William Blackstone

William Blackstone, born on the 10th of July 1723, a famous judge, politician and jurist during the eighteenth century, born into a middle-class family in London, Blackstone was educated at Charterhouse School before matriculating at Pembroke College, Oxford in 1738.


After switching to and completing a Bachelor of Civil Law degree, he was made a Fellow of All Souls, Oxford on 2 November 1743, admitted to Middle Temple, and called to the Bar there in 1746.


Blackstone was particularly good at Greek, mathematics and poetry,with his notes on William Shakespeare being included in George Stevens’s 1781 edition of Shakespeare’s plays.


Many of Blackstone’s undergraduate texts survive, and they include few legal texts, instead being wide-ranging; politics, current affairs, poetry, geometry and controversial theological texts. Blackstone was admitted to study for a Bachelor of Civil Law degree, civil law being the only legal area recognised by his university on the 9th of July 1740.


In addition to his formal studies, Blackstone published a collection of poetry which included the draft version of The Lawyer to his Muse, his most famous literary work. In 1743 he published Elements of Architecture and An Abridgement of Architecture, two treatises on the rules governing the art of construction.


He was elected a fellow of All Souls, Oxford, in 1744 and received the bachelor of civil law degree in 1745. Although he was admitted to the bar in 1746, he had limited success in practicing law and continued to hold several university posts and to lecture on English law. Shortly thereafter, Blackstone was appointed to the newly created Vinerian chair.


In 1761 he was elected to Parliament and also received a patent of precedence giving him the rank of King’s Counsel. His success also brought him practice, a seat in the House of Commons and the Headship of New Inn Hall, Oxford, in 1761.

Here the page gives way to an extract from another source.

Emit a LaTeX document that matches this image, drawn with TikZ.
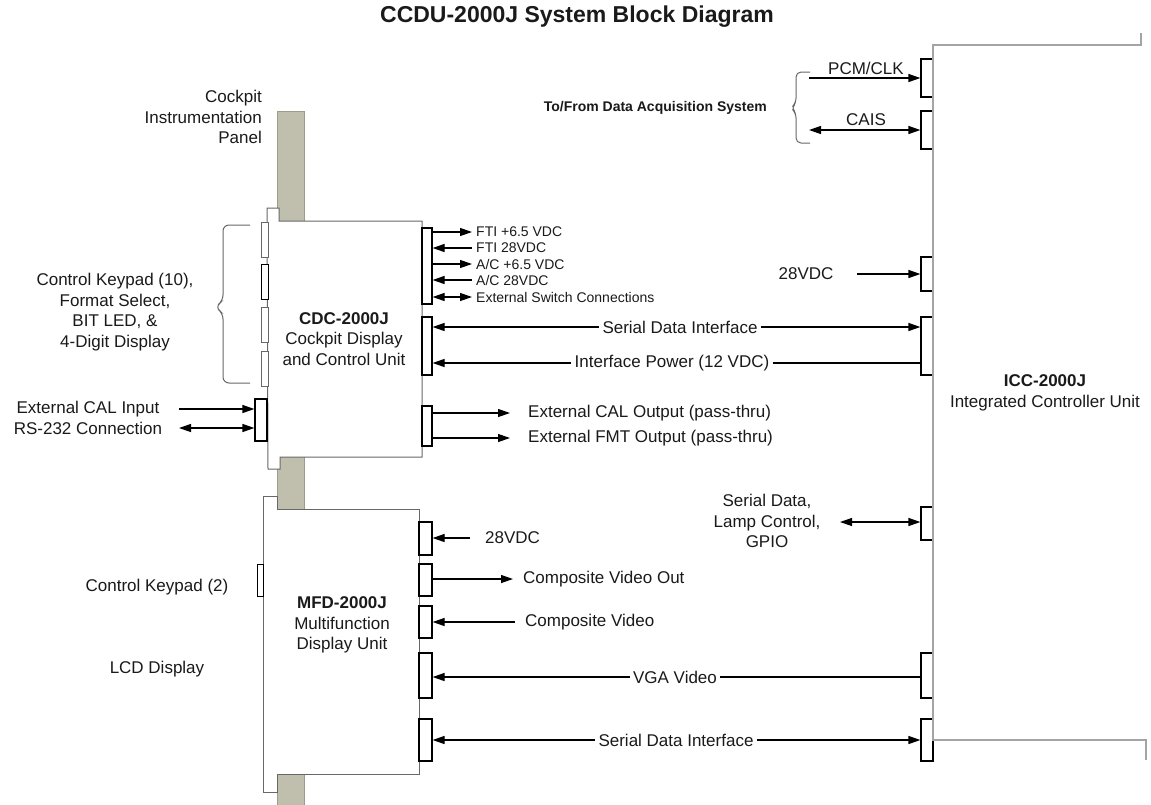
\documentclass[tikz,border=0pt]{standalone}
\usepackage{fontspec}
\setmainfont{Liberation Sans}
\usetikzlibrary{arrows.meta}
\definecolor{panelc}{HTML}{C0BFAE}
\definecolor{paneld}{HTML}{9C9C8C}
\definecolor{boxc}{HTML}{686868}
\definecolor{iccc}{HTML}{A4A4A4}
\definecolor{txtc}{HTML}{1A1A1A}
\tikzset{
  lab/.style={font=\fontsize{17}{20.5}\selectfont, text=txtc, inner sep=0pt},
  smalllab/.style={font=\fontsize{14}{16}\selectfont, text=txtc, inner xsep=4pt, inner ysep=0pt},
  gaplab/.style={lab, inner xsep=3pt},
  conn/.style={draw=black, line width=1.2pt, fill=white, inner sep=0pt, minimum width=12pt},
  gconn/.style={draw=boxc, line width=1pt, fill=white, inner sep=0pt, minimum width=7pt},
  sig/.style={draw=black, line width=1.2pt},
  ar/.style={-{Triangle[length=12pt,width=8pt]}},
  ra/.style={{Triangle[length=12pt,width=8pt]}-},
  aa/.style={{Triangle[length=12pt,width=8pt]}-{Triangle[length=12pt,width=8pt]}},
  bracestyle/.style={draw=boxc, line width=1pt, rounded corners=6pt},
  unitbox/.style={draw=boxc, line width=1pt, fill=white},
}
\begin{document}
\begin{tikzpicture}[x=1pt,y=-1pt]
\useasboundingbox (0,0) rectangle (1151,804);
\fill[white] (0,0) rectangle (1151,804);

% title
\node[font=\bfseries\fontsize{23}{26}\selectfont, text=txtc] (title) at (577,17) {CCDU-2000J System Block Diagram};

% cockpit panel
\filldraw[fill=panelc, draw=paneld, line width=0.8pt] (277,111) rectangle (304,806);
\node[lab, align=right, anchor=east] (cip) at (262,117) {Cockpit\\Instrumentation\\Panel};

% CDC unit
\filldraw[unitbox] (267,208) -- (279,208) -- (279,221) -- (422,221) -- (422,457) -- (280,457) -- (280,469) -- (268,469) -- cycle;
\node[lab, align=center] (cdc) at (344,339) {\textbf{CDC-2000J}\\Cockpit Display\\and Control Unit};
\node[gconn, minimum height=35pt] (cdcL1) at (264.5,239.5) {};
\node[conn, line width=1pt, minimum width=7pt, minimum height=35pt] (cdcL2) at (264.5,281.5) {};
\node[gconn, minimum height=35pt] (cdcL3) at (264.5,324.5) {};
\node[gconn, minimum height=35pt] (cdcL4) at (264.5,368.5) {};
\node[conn, minimum height=42pt] (cdcL5) at (261,420) {};
\node[conn, minimum width=10pt, minimum height=76pt] (cdcR1) at (427,266) {};
\node[conn, minimum width=10pt, minimum height=58pt] (cdcR2) at (427,346) {};
\node[conn, minimum width=10pt, minimum height=40pt] (cdcR3) at (427,426) {};

% keypad brace and label
\draw[bracestyle] (250,225) -- (223,225) -- (223,301) -- (215,307) -- (223,313) -- (223,383) -- (250,383);
\node[lab, align=center] (kp10) at (115,312) {Control Keypad (10),\\Format Select,\\BIT LED, \&\\4-Digit Display};

% external CAL / RS-232
\node[lab] (calin) at (88,409) {External CAL Input};
\node[lab] (rs232) at (88,428) {RS-232 Connection};
\coordinate (calinS) at (179,409);
\coordinate (rs232S) at (179,428);
\draw[sig, ar] (calinS) -- (cdcL5.west |- calinS);
\draw[sig, aa] (rs232S) -- (cdcL5.west |- rs232S);

% CDC right small signals
\node[smalllab, anchor=west] (fti65) at (472,232) {FTI +6.5 VDC};
\node[smalllab, anchor=west] (fti28) at (472,248) {FTI 28VDC};
\node[smalllab, anchor=west] (ac65) at (472,264) {A/C +6.5 VDC};
\node[smalllab, anchor=west] (ac28) at (472,280) {A/C 28VDC};
\node[smalllab, anchor=west] (exsw) at (472,297) {External Switch Connections};
\draw[sig, ar] (cdcR1.east |- fti65) -- (fti65.west);
\draw[sig, ra] (cdcR1.east |- fti28) -- (fti28.west);
\draw[sig, ar] (cdcR1.east |- ac65) -- (ac65.west);
\draw[sig, ra] (cdcR1.east |- ac28) -- (ac28.west);
\draw[sig, aa] (cdcR1.east |- exsw) -- (exsw.west);

% CDC pass-thru outputs
\node[lab, anchor=west] (calout) at (528,413) {External CAL Output (pass-thru)};
\node[lab, anchor=west] (fmtout) at (528,438) {External FMT Output (pass-thru)};
\coordinate (caloutE) at (510,413);
\coordinate (fmtoutE) at (510,438);
\draw[sig, ar] (cdcR3.east |- caloutE) -- (caloutE);
\draw[sig, ar] (cdcR3.east |- fmtoutE) -- (fmtoutE);

% ICC unit connectors
\node[conn, minimum height=38pt] (icc1) at (927,78) {};
\node[conn, minimum height=38pt] (icc2) at (927,130) {};
\node[conn, minimum height=34pt] (icc3) at (927,274) {};
\node[conn, minimum height=58pt] (icc4) at (927,346) {};
\node[conn, minimum height=33pt] (icc5) at (927,523.5) {};
\node[conn, minimum height=45pt] (icc6) at (927,675.5) {};
\node[conn, minimum height=42pt] (icc7) at (927,740) {};
% ICC outline
\draw[draw=iccc, line width=2pt] (1141,33) -- (1141,45) -- (933,45) -- (933,740) -- (1146,740) -- (1146,760);
\node[lab, align=center] (icc) at (1045,393) {\textbf{ICC-2000J}\\Integrated Controller Unit};

% data acquisition
\node[lab] (pcml) at (866,68) {PCM/CLK};
\node[lab] (caisl) at (866,120) {CAIS};
\coordinate (pcmS) at (809,78);
\coordinate (caisS) at (809,130);
\draw[sig, ar] (pcmS) -- (icc1.west |- pcmS);
\draw[sig, aa] (caisS) -- (icc2.west |- caisS);
\draw[bracestyle, rounded corners=5pt] (810,72) -- (796,72) -- (796,103) -- (791,108) -- (796,113) -- (796,143) -- (810,143);
\node[lab, font=\bfseries\fontsize{14}{16}\selectfont, anchor=east] (daq) at (767,108) {To/From Data Acquisition System};

% ICC 28VDC
\node[lab] (v28) at (806,274) {28VDC};
\coordinate (v28S) at (857,274);
\draw[sig, ar] (v28S) -- (icc3.west |- v28S);

% CDC <-> ICC
\node[gaplab] (sdi1) at (680,327) {Serial Data Interface};
\draw[sig, ra] (cdcR2.east |- sdi1) -- (sdi1.west);
\draw[sig, ar] (sdi1.east) -- (icc4.west |- sdi1);
\node[gaplab] (ipw) at (672,363) {Interface Power (12 VDC)};
\draw[sig, ra] (cdcR2.east |- ipw) -- (ipw.west);
\draw[sig] (ipw.east) -- (icc4.west |- ipw);

% Serial data, lamp control
\node[lab, align=center] (sdl) at (767,521) {Serial Data,\\Lamp Control,\\GPIO};
\coordinate (sdlS) at (840,522);
\draw[sig, aa] (sdlS) -- (icc5.west |- sdlS);

% MFD unit
\filldraw[unitbox] (263,496) -- (277,496) -- (277,509) -- (419,509) -- (419,774) -- (277,774) -- (277,792) -- (263,792) -- cycle;
\node[lab, align=center] (mfd) at (342,625) {\textbf{MFD-2000J}\\Multifunction\\Display Unit};
\node[gconn, draw=black, minimum width=6pt, minimum height=32pt] (mfdL) at (260,580) {};
\node[conn, minimum width=13pt, minimum height=33pt] (mfdR1) at (425.5,538.5) {};
\node[conn, minimum width=13pt, minimum height=32pt] (mfdR2) at (425.5,580) {};
\node[conn, minimum width=13pt, minimum height=32pt] (mfdR3) at (425.5,622) {};
\node[conn, minimum width=13pt, minimum height=45pt] (mfdR4) at (425.5,675.5) {};
\node[conn, minimum width=13pt, minimum height=42pt] (mfdR5) at (425.5,740) {};
\node[lab] (kp2) at (157,587) {Control Keypad (2)};
\node[lab] (lcd) at (157,669) {LCD Display};

\node[lab, anchor=west] (m28) at (485,538) {28VDC};
\coordinate (m28S) at (470,538);
\draw[sig, ra] (mfdR1.east |- m28S) -- (m28S);
\node[lab, anchor=west] (cvo) at (523,579) {Composite Video Out};
\coordinate (cvoE) at (513,579);
\draw[sig, ar] (mfdR2.east |- cvoE) -- (cvoE);
\node[lab, anchor=west] (cvi) at (525,622) {Composite Video};
\coordinate (cviS) at (515,622);
\draw[sig, ra] (mfdR3.east |- cviS) -- (cviS);

\node[gaplab] (vga) at (675,677) {VGA Video};
\draw[sig, ra] (mfdR4.east |- vga) -- (vga.west);
\draw[sig] (vga.east) -- (icc6.west |- vga);
\node[gaplab] (sdi2) at (676,740) {Serial Data Interface};
\draw[sig, ra] (mfdR5.east |- sdi2) -- (sdi2.west);
\draw[sig, ar] (sdi2.east) -- (icc7.west |- sdi2);
\end{tikzpicture}
\end{document}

The first volume of his ’Commentaries on the Laws of England’appeared in 1765, being the enlarged substance of his lectures, the fourth and final volume came in 1769, and edition after edition followed down to the middle of the nineteenth century. It was the first time that English Law had been made readable and intelligible to the lay mind.

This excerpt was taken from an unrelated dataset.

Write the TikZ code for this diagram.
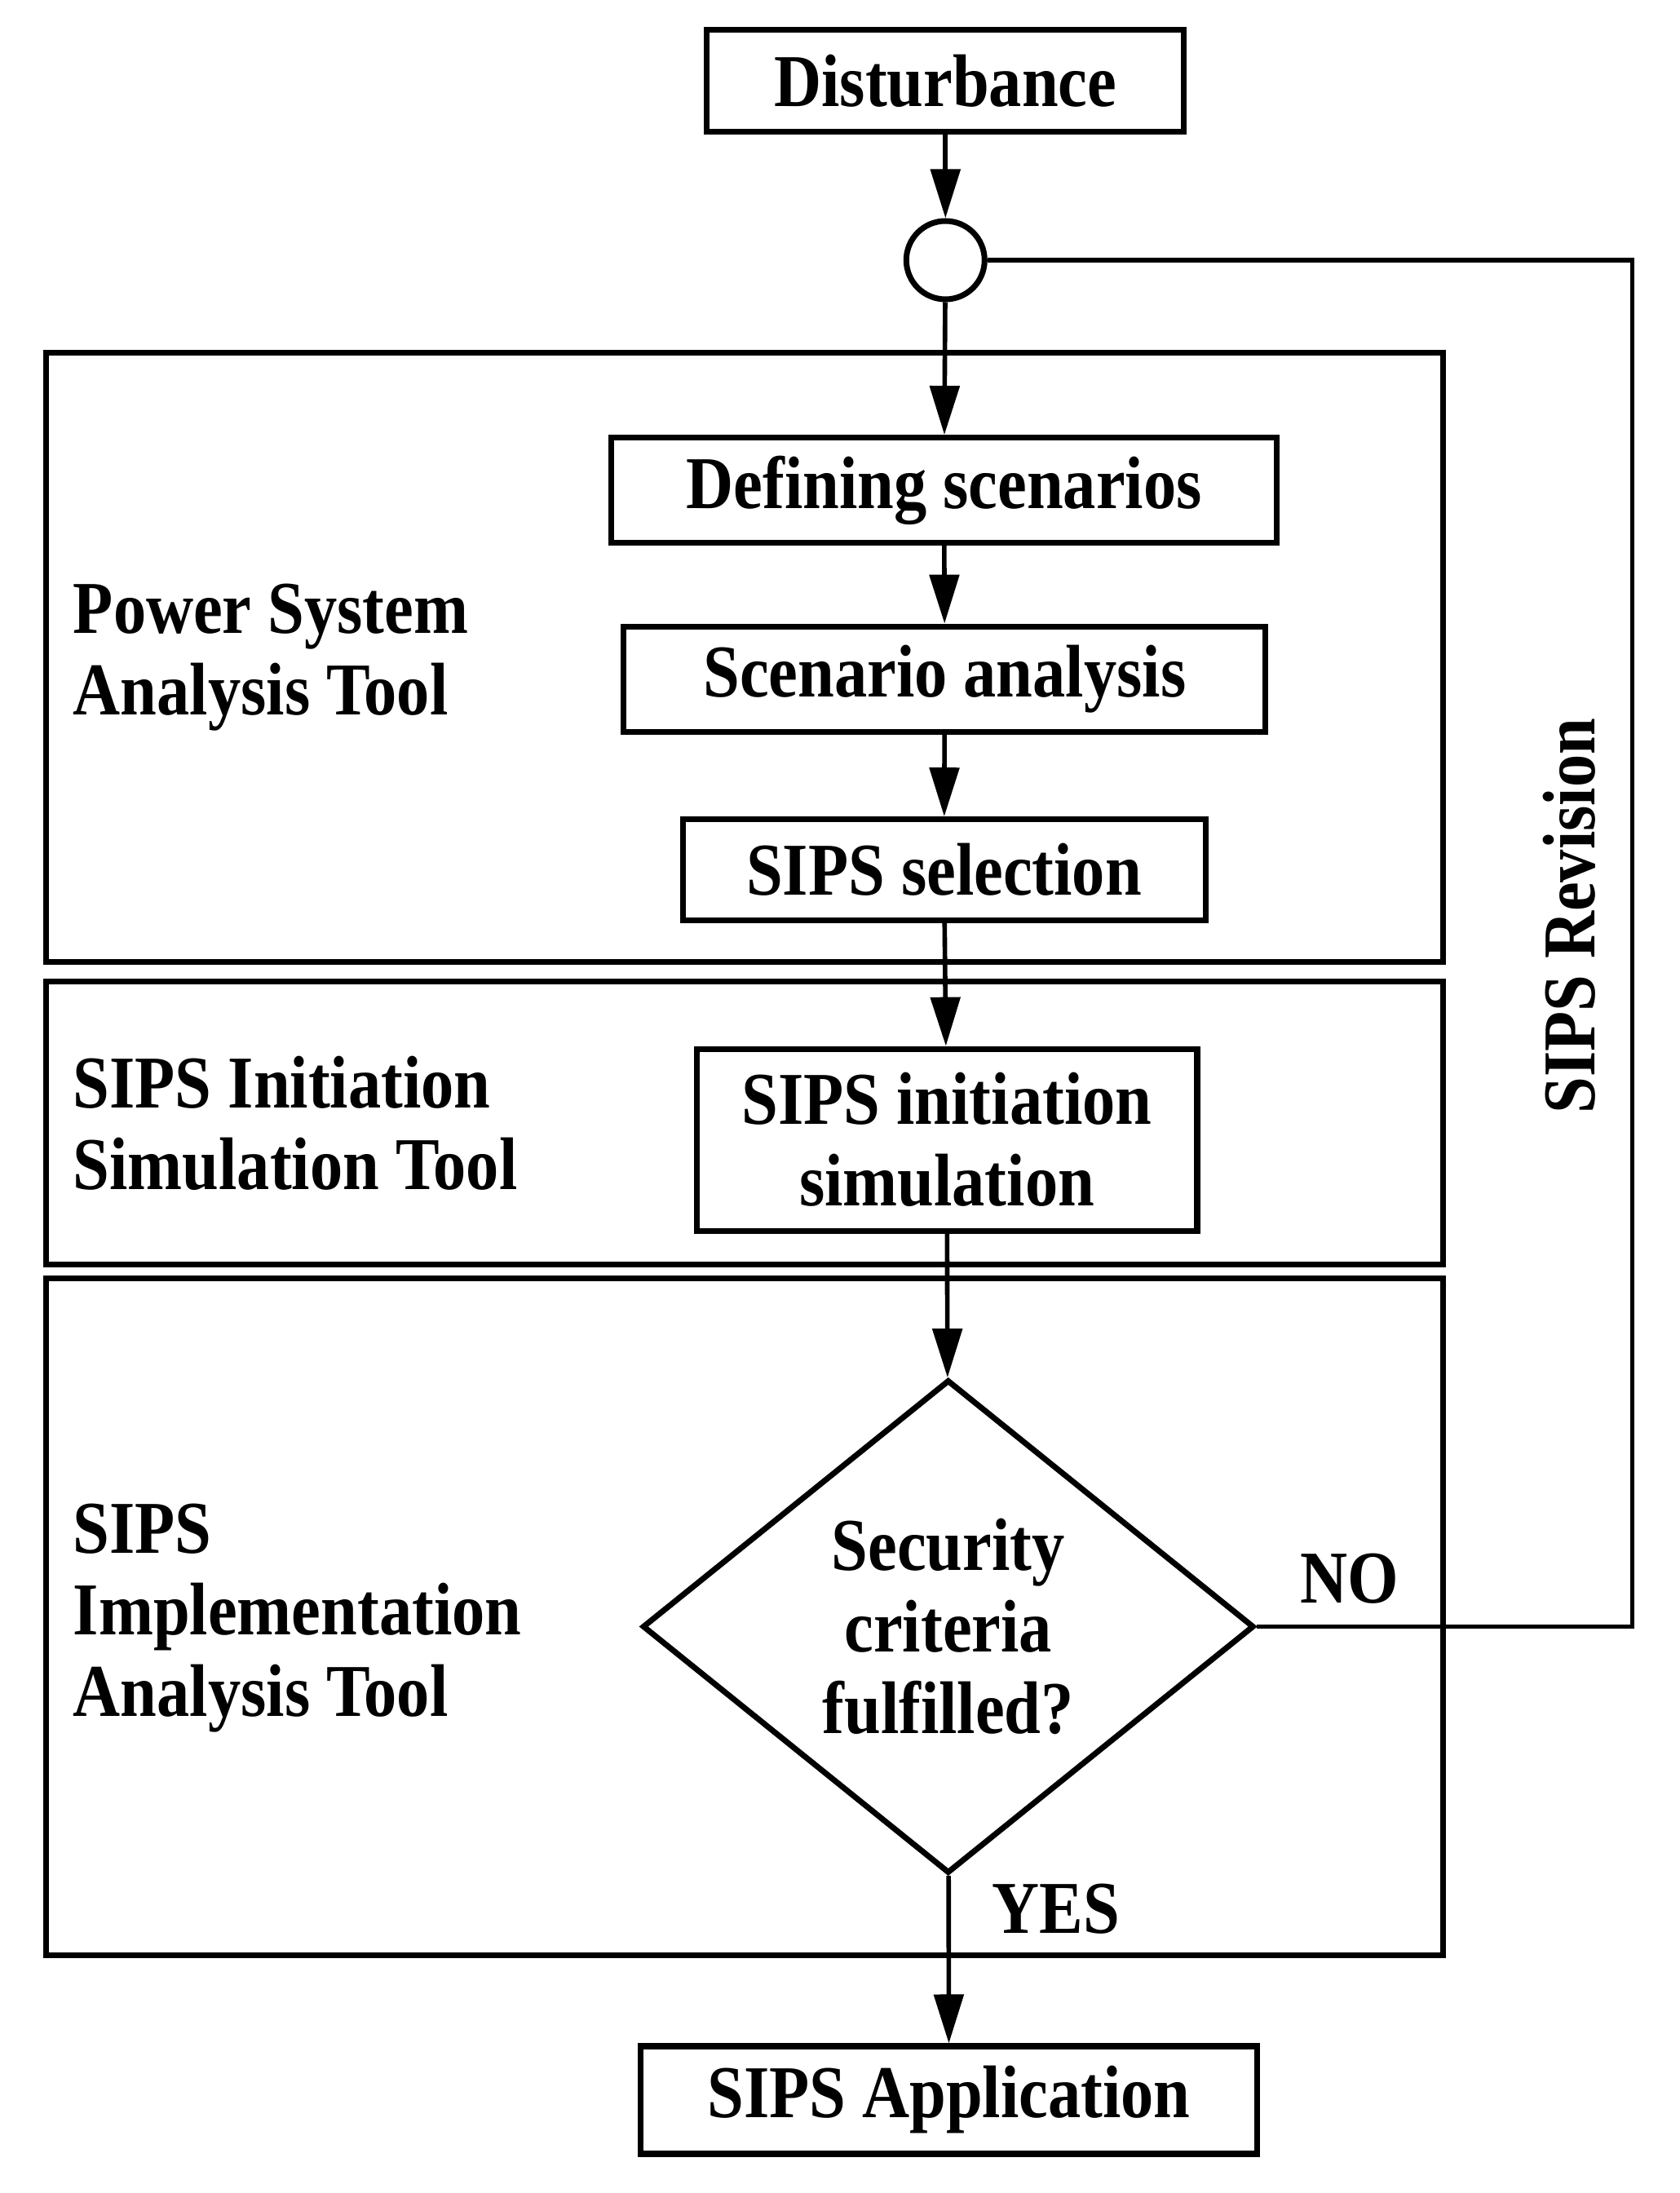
\documentclass[tikz,border=0pt]{standalone}
\usepackage{fontspec}
\setmainfont{Liberation Serif}[FakeStretch=0.88]
\usetikzlibrary{arrows.meta,shapes.geometric}

\begin{document}
\begin{tikzpicture}[x=0.017152cm,y=-0.017152cm,
    >={Triangle[length=6mm,width=3.6mm]},
    font=\fontsize{26}{28.5}\selectfont\bfseries,
    box/.style={draw,line width=2pt,inner sep=0pt,align=center},
    region/.style={draw,line width=2pt},
    link/.style={->,line width=1.6pt},
    lbl/.style={align=left,anchor=west,inner sep=0pt}]
            \useasboundingbox (0,0) rectangle (1201,1568);
            % tool regions
            \draw[region] (33,252) rectangle (1032,688);
            \draw[region] (33,702) rectangle (1032,904);
            \draw[region] (33,914) rectangle (1032,1398);
            \node[lbl] (psat) at (52,470) {Power System\\Analysis Tool};
            \node[lbl] (sist) at (52,803) {SIPS Initiation\\Simulation Tool};
            \node[lbl] (siat) at (52,1157) {SIPS\\Implementation\\Analysis Tool};
            % flow
            \node[box,minimum width=5.85cm,minimum height=1.25cm] (dist) at (676,58) {Disturbance};
            \node[circle,draw,line width=2pt,minimum size=0.96cm,inner sep=0pt] (sum) at (676,186) {};
            \node[box,minimum width=8.16cm,minimum height=1.29cm] (def) at (675,350.5) {Defining scenarios};
            \node[box,minimum width=7.87cm,minimum height=1.29cm] (ana) at (675.5,485.5) {Scenario analysis};
            \node[box,minimum width=6.41cm,minimum height=1.24cm] (sel) at (675,622) {SIPS selection};
            \node[box,minimum width=6.14cm,minimum height=2.23cm] (ini) at (677,815) {SIPS initiation\\simulation};
            \node[box,diamond,minimum width=7.5cm,minimum height=6.05cm] (dia) at (678,1163) {Security\\criteria\\fulfilled?};
            \node[box,minimum width=7.56cm,minimum height=1.32cm] (app) at (678.5,1501.5) {SIPS Application};
            \draw[link] (dist) -- (sum);
            \draw[link] (sum) -- (def);
            \draw[link] (def) -- (ana);
            \draw[link] (ana) -- (sel);
            \draw[link] (sel) -- (ini);
            \draw[link] (ini) -- (dia);
            \draw[link] (dia) -- (app);
            % revision loop
            \coordinate (rev) at (1167,186);
            \draw[line width=1.6pt] (dia.east) -| (rev) -- (sum.east);
            \node[rotate=90] (revlbl) at (1122,655) {SIPS Revision};
            \node (no) at (965,1129) {NO};
            \node (yes) at (755,1365) {YES};
        \end{tikzpicture}
\end{document}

Blackstone was active in the prison-reform movement, worked against the tendency to extend the list of capital offenses, and was critical of the poor laws. In some technical areas, such as contract laws, his thinking was in advance of that of most of his contemporaries.


Blackstone gave the first regular university lectures on English law and sought not only to provide formal instruction for prospective lawyers but to present the basic elements of common law as an integral part of the academic education of English gentlemen.


Blackstone retired from his Professorship and Headship, in 1766, and was made a Judge of the Court of Common Pleas in 1770. He was not by any means a great judge, being unfitted by temperament and habit for quick decisions.


He spent the last twenty years of his life with his family in Castle Priory House which he built at Wallingford and which still stands as a hotel with its lawn sloping down to the river.